Advice: use your continuing education requirements (and budget) to take dual-purpose executive education courses. It will benefit both the government and your own future career prospects outside the government for you to deeply understand how business works. All the top business schools have amazing courses that last from one day to a full summer. They look great on a potential board member’s CV too.
Advice: most corporate executives want more face time with board members. Assuming the CEO concurs, you can ask for one-on-one time with executives to help get you up to speed on different aspects of the business. For instance, you can ask the CFO to spend a few hours with you explaining the subtlety in the P&L statements and how their team highlights the aspects they think you should pay particular attention to. Something I did as CEO was ask our CFO to use our own financial reporting reviews to teach me one thing they thought I needed to learn about finance, every month.
Note for (former) corporate executives
The reason you see so many former CEOs on boards is that the position forces the person to become an expert across the company’s entire market, and to deeply understand business. They understand HR, finance, real estate, culture, management, talent pipelines, long-range planning, dealing with disasters; and they understand how those all work together in a company.
Corporate VPs are perceived as having much narrower expertise, just in their constituent organization’s product or functional area.

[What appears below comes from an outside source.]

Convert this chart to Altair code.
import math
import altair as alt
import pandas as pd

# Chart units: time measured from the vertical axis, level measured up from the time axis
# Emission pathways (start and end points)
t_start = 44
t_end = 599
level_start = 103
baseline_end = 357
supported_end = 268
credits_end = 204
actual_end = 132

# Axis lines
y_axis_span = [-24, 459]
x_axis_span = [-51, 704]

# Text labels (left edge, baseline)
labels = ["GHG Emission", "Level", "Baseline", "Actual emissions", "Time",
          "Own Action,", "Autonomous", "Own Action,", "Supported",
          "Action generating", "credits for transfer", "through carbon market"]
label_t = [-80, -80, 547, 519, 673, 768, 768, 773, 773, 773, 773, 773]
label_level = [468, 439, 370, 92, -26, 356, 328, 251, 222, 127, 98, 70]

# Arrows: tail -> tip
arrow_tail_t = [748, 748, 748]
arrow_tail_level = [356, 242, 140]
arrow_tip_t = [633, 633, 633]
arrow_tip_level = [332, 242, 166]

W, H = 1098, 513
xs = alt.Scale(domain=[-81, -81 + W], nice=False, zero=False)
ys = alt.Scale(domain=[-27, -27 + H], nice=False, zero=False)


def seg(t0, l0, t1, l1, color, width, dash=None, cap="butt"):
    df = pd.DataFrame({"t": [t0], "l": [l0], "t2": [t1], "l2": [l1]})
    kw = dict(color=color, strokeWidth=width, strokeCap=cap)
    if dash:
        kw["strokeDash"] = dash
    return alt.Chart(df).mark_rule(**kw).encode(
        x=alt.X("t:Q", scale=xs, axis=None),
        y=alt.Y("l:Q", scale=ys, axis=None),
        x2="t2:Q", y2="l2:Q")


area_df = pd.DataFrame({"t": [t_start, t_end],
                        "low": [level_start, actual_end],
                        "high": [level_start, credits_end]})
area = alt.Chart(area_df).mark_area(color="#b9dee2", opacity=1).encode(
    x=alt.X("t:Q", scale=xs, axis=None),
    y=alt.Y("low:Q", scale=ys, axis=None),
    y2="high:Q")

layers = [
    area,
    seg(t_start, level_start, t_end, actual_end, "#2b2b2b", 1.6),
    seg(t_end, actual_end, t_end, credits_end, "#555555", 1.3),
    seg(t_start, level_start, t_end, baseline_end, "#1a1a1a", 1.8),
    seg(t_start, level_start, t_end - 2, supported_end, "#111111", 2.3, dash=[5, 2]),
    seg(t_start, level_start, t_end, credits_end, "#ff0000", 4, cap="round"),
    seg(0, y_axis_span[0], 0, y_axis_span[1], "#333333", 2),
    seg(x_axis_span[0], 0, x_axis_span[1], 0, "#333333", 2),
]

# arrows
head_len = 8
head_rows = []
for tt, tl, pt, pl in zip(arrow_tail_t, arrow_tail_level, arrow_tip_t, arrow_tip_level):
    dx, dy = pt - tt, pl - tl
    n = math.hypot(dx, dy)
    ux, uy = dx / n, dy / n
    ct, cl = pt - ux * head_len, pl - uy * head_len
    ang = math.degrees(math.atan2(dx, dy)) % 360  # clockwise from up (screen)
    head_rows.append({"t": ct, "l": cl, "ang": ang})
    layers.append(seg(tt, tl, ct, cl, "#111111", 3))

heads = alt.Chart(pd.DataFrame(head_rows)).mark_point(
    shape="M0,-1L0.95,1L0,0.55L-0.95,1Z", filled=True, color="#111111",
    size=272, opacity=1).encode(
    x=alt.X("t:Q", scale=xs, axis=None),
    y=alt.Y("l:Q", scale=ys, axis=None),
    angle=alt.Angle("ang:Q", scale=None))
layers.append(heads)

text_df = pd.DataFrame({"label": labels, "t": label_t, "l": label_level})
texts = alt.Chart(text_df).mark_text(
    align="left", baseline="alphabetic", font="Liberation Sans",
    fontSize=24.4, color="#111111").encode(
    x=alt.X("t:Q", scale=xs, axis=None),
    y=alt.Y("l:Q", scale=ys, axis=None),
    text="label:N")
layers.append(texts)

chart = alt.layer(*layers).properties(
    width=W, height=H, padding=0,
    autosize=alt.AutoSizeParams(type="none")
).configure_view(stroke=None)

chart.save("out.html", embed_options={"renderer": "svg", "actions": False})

Even if your deep expertise is specific to an area a company wants to enter, you will make a much stronger candidate the more of corporate operations you have been involved in.
Advice: executives below the President or C-Suite level in larger organizations often specialize without the career broadening experience required for a board of directors position. You can get this by being deeply involved with or leading M&A due diligence and integration activities. It’s a forcing function to learn the breadth of your enterprise operations to the point where you can integrate two companies into one. This is really important, you need to understand why things are done the way they are done, not just the what and the how. That’s director level understanding.
A word of caution
The CEO and large investors generally want a board that says “yes” to them. But you as a director face personal liability if you’re a rubber stamp, or if you’re not providing the oversight you have a duty to provide. If you’re perceived as a pain in the ass, then your tenure as a director will not extend past one term, on one board. You must provide, and be perceived as providing, more value than what your rigor costs. A good board member isn’t a retirement job. They work their ass off, and they’re worth their weight in gold.